Tuesday, March 11, 2008

question 63

The most important devises used to study electric energy in the 17th and 18th century were the Ledyen Jar and the Wimshurst machine. The Ledyen jar was discovered first in 1745, by Pieter van Musschenbroek. It was the first device that was able to store large amounts of electrical energy. With in a year of its creation, William Watson made some improvements on the constriction of the machine. It is a cylindrical container, made out of an insulator, with a layer of metal foil on either side of the cylinder. The outer side of the cylinder is grounded, while the inner side is given a charge. This enables the container to store electrical energy. The Wimshurst machine was created in the 1880s, by James Wimshurst. Unlike the Ledyen jar, the Wimshurst machine generates electrical energy, opposed to storing it.
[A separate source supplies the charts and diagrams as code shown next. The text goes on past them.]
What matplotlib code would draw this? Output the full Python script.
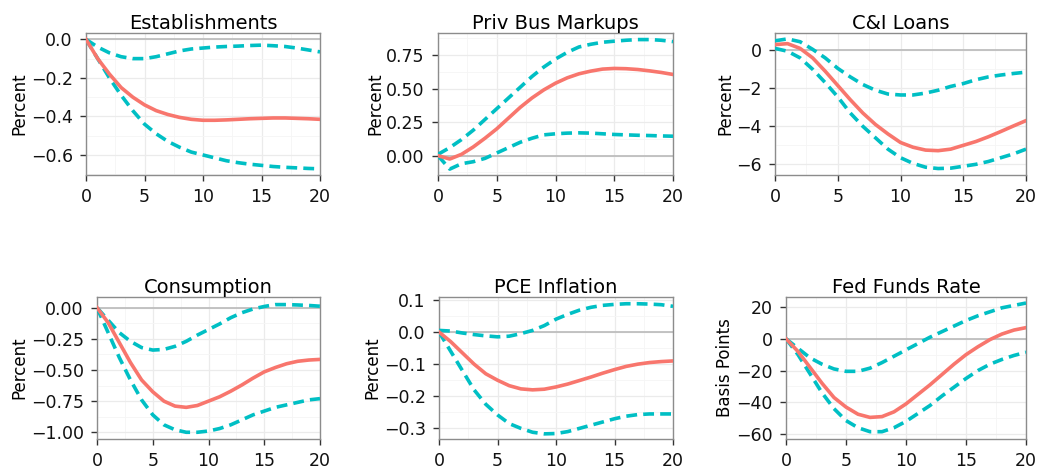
import numpy as np
import matplotlib
matplotlib.use("Agg")
import matplotlib.pyplot as plt
from matplotlib.ticker import MultipleLocator

# impulse responses by horizon (quarters 0..20): median and band edges
horizon = list(range(21))

estab_med = [0, -0.10, -0.18, -0.25, -0.30, -0.34, -0.37, -0.39, -0.405, -0.415, -0.42,
             -0.42, -0.418, -0.415, -0.412, -0.41, -0.408, -0.408, -0.41, -0.412, -0.415]
estab_hi = [0, -0.04, -0.07, -0.09, -0.10, -0.10, -0.09, -0.075, -0.06, -0.05, -0.045,
            -0.04, -0.037, -0.035, -0.032, -0.03, -0.033, -0.037, -0.045, -0.055, -0.065]
estab_lo = [0, -0.10, -0.20, -0.29, -0.37, -0.44, -0.49, -0.53, -0.56, -0.585, -0.60,
            -0.615, -0.63, -0.64, -0.648, -0.654, -0.66, -0.664, -0.667, -0.67, -0.672]

markup_med = [0, -0.025, 0.01, 0.065, 0.13, 0.20, 0.28, 0.36, 0.43, 0.49, 0.54,
              0.58, 0.61, 0.63, 0.645, 0.65, 0.648, 0.642, 0.632, 0.62, 0.605]
markup_hi = [0.01, 0.06, 0.12, 0.19, 0.27, 0.35, 0.43, 0.51, 0.59, 0.66, 0.72,
             0.77, 0.81, 0.83, 0.845, 0.853, 0.86, 0.865, 0.865, 0.86, 0.85]
markup_lo = [0, -0.10, -0.06, -0.045, -0.02, 0.02, 0.06, 0.10, 0.13, 0.155, 0.163,
             0.168, 0.17, 0.168, 0.163, 0.158, 0.155, 0.152, 0.15, 0.147, 0.145]

loans_med = [0.3, 0.35, 0.1, -0.4, -1.1, -1.85, -2.6, -3.3, -3.9, -4.4, -4.85,
             -5.1, -5.25, -5.28, -5.2, -5.0, -4.8, -4.55, -4.27, -3.98, -3.7]
loans_hi = [0.5, 0.6, 0.45, 0.05, -0.4, -0.95, -1.4, -1.8, -2.1, -2.3, -2.35,
            -2.35, -2.25, -2.1, -1.9, -1.75, -1.55, -1.4, -1.3, -1.22, -1.15]
loans_lo = [0.1, -0.05, -0.4, -1.0, -1.7, -2.45, -3.3, -4.0, -4.6, -5.2, -5.65,
            -5.95, -6.15, -6.22, -6.2, -6.1, -6.0, -5.85, -5.65, -5.45, -5.2]

cons_med = [0, -0.12, -0.28, -0.44, -0.58, -0.675, -0.75, -0.79, -0.80, -0.785, -0.75,
            -0.715, -0.67, -0.62, -0.565, -0.515, -0.48, -0.45, -0.43, -0.42, -0.415]
cons_hi = [0, -0.10, -0.20, -0.27, -0.32, -0.34, -0.335, -0.31, -0.27, -0.22, -0.175,
           -0.13, -0.08, -0.04, -0.01, 0.01, 0.025, 0.025, 0.022, 0.018, 0.012]
cons_lo = [0, -0.20, -0.40, -0.58, -0.74, -0.86, -0.94, -0.98, -1.0, -1.0, -0.99,
           -0.97, -0.94, -0.90, -0.86, -0.83, -0.80, -0.78, -0.76, -0.74, -0.73]

pce_med = [0, -0.03, -0.065, -0.10, -0.13, -0.15, -0.167, -0.177, -0.18, -0.178, -0.171,
           -0.162, -0.151, -0.14, -0.128, -0.117, -0.107, -0.10, -0.095, -0.092, -0.09]
pce_hi = [0.005, 0.003, -0.003, -0.008, -0.012, -0.015, -0.013, -0.005, 0.005, 0.02, 0.04,
          0.055, 0.068, 0.077, 0.083, 0.086, 0.088, 0.088, 0.087, 0.085, 0.08]
pce_lo = [0, -0.06, -0.12, -0.18, -0.225, -0.258, -0.285, -0.30, -0.312, -0.317, -0.316,
          -0.31, -0.30, -0.29, -0.28, -0.27, -0.262, -0.257, -0.255, -0.255, -0.255]

ffr_med = [0, -8, -18, -28, -37, -43, -47.5, -49.5, -49, -46, -41,
           -35, -29, -22.5, -16, -10, -5, -0.5, 3, 5.5, 7]
ffr_hi = [0, -6, -12, -16, -19, -20.5, -20.5, -18.5, -15, -11, -7,
          -3, 1, 4.5, 8, 11.5, 14.5, 17, 19.5, 21, 22.5]
ffr_lo = [0, -10, -22, -34, -44, -51.5, -56, -58.5, -58.5, -56, -52,
          -47, -42, -36, -30.5, -25, -20, -16, -13, -10.5, -8.5]

titles = ["Establishments", "Priv Bus Markups", "C&I Loans",
          "Consumption", "PCE Inflation", "Fed Funds Rate"]
ylabels = ["Percent", "Percent", "Percent", "Percent", "Percent", "Basis Points"]
series = [(estab_med, estab_hi, estab_lo), (markup_med, markup_hi, markup_lo),
          (loans_med, loans_hi, loans_lo), (cons_med, cons_hi, cons_lo),
          (pce_med, pce_hi, pce_lo), (ffr_med, ffr_hi, ffr_lo)]

# panel boxes in pixels (left, right, top, bottom), y limits, tick steps
boxes = [(86, 320, 33, 175), (438, 673, 33, 175), (775, 1026, 33, 175),
         (97, 320, 297, 439), (439, 673, 297, 439), (786, 1026, 297, 439)]
ylims = [(-0.704, 0.033), (-0.144, 0.914), (-6.56, 0.91),
         (-1.054, 0.086), (-0.333, 0.109), (-63.1, 26.3)]
ysteps = [0.2, 0.25, 2, 0.25, 0.1, 20]
yfmt = ["{:.1f}", "{:.2f}", "{:.0f}", "{:.2f}", "{:.1f}", "{:.0f}"]

W, H = 1043, 476
RED = "#F8766D"
CYAN = "#00BFC4"

fig = plt.figure(figsize=(W / 100, H / 100), dpi=100)

for i in range(6):
    l, r, t, b = boxes[i]
    ax = fig.add_axes([l / W, 1 - b / H, (r - l) / W, (b - t) / H])
    med, hi, lo = series[i]

    step = ysteps[i]
    ax.xaxis.set_major_locator(MultipleLocator(5))
    ax.xaxis.set_minor_locator(MultipleLocator(2.5))
    ax.yaxis.set_major_locator(MultipleLocator(step))
    ax.yaxis.set_minor_locator(MultipleLocator(step / 2))
    ax.grid(which="major", color="#EBEBEB", lw=0.9)
    ax.grid(which="minor", color="#F5F5F5", lw=0.6)
    ax.set_axisbelow(True)

    ax.axhline(0, color="#BEBEBE", lw=1.3, zorder=1)
    ax.plot(horizon, hi, color=CYAN, lw=2.6, dashes=(3, 1.7), zorder=3)
    ax.plot(horizon, lo, color=CYAN, lw=2.6, dashes=(3, 1.7), zorder=3)
    ax.plot(horizon, med, color=RED, lw=2.6, zorder=4)

    ax.set_xlim(0, 20)
    ax.set_ylim(*ylims[i])
    fmt = yfmt[i]
    ax.yaxis.set_major_formatter(plt.FuncFormatter(
        lambda v, p, f=fmt: f.format(v).replace("-", "\u2212") if abs(v) > 1e-9 else f.format(0)))

    for s in ax.spines.values():
        s.set_color("#8C8C8C")
        s.set_linewidth(1.0)
    ax.tick_params(which="major", length=4.5, width=1.0, color="#333333",
                   labelsize=12.5, labelcolor="#111111", pad=5)
    ax.tick_params(which="minor", length=0)
    ax.set_title(titles[i], fontsize=14, pad=1.5, color="black")
    ax.set_ylabel(ylabels[i], fontsize=12, labelpad=1.5)

fig.savefig("out.png", dpi=100)
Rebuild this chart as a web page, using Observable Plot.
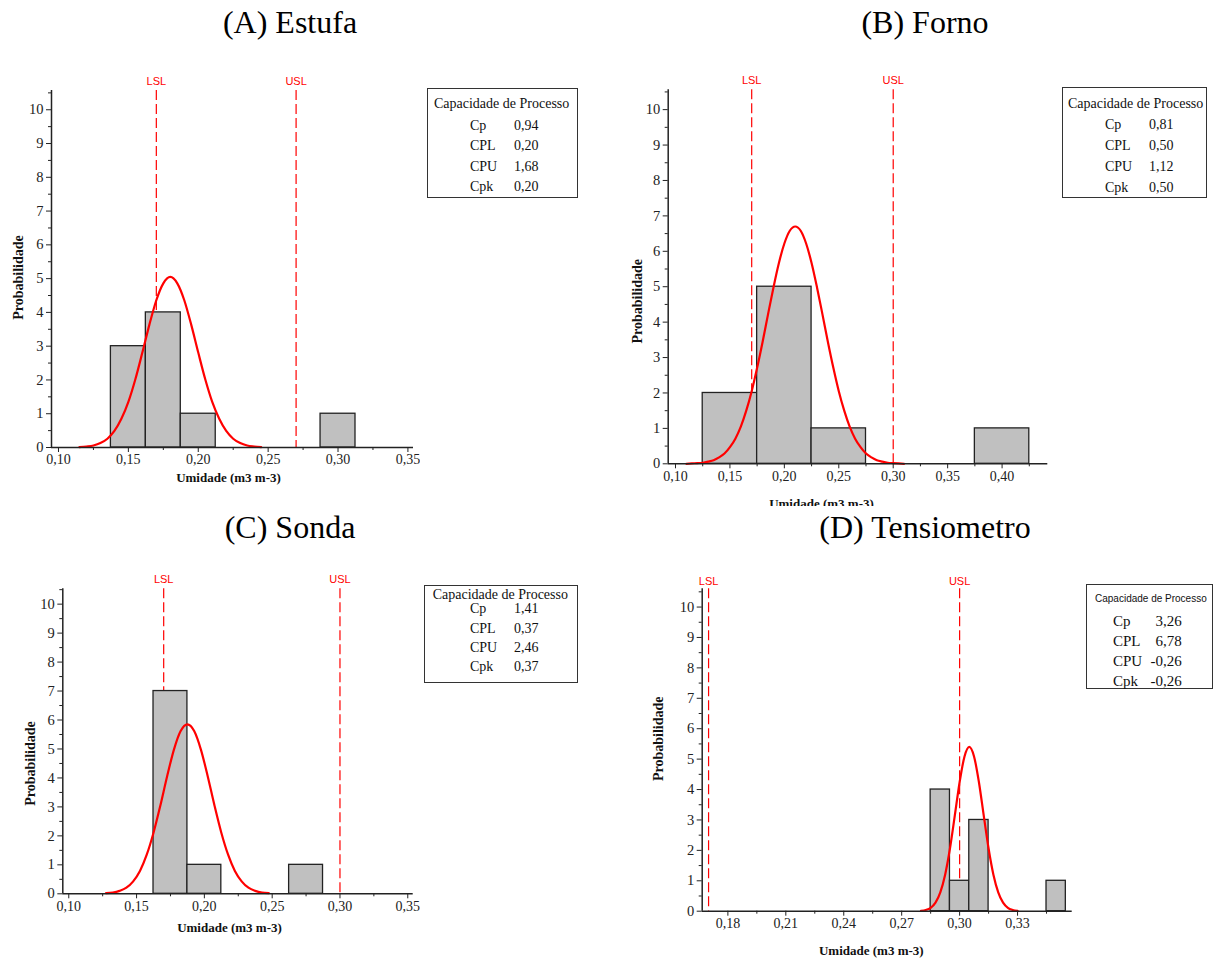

It is a machine consisting of two large contra-rotating discs that are mounted in a vertical plane, with two cross bars with metallic combs/brushes and a spark gap that is formed by two metallic spheres. The machine generates high voltages through induction. Within the machine there are quadrants of positively and negatively charged space, as the discs rotate, the metallic combs conducts the negative and positive charges away. Before this occurs, the machine already has an imbalance of charges, from human contact and such while it was being set up, and running the machine merely amplifies that imbalance.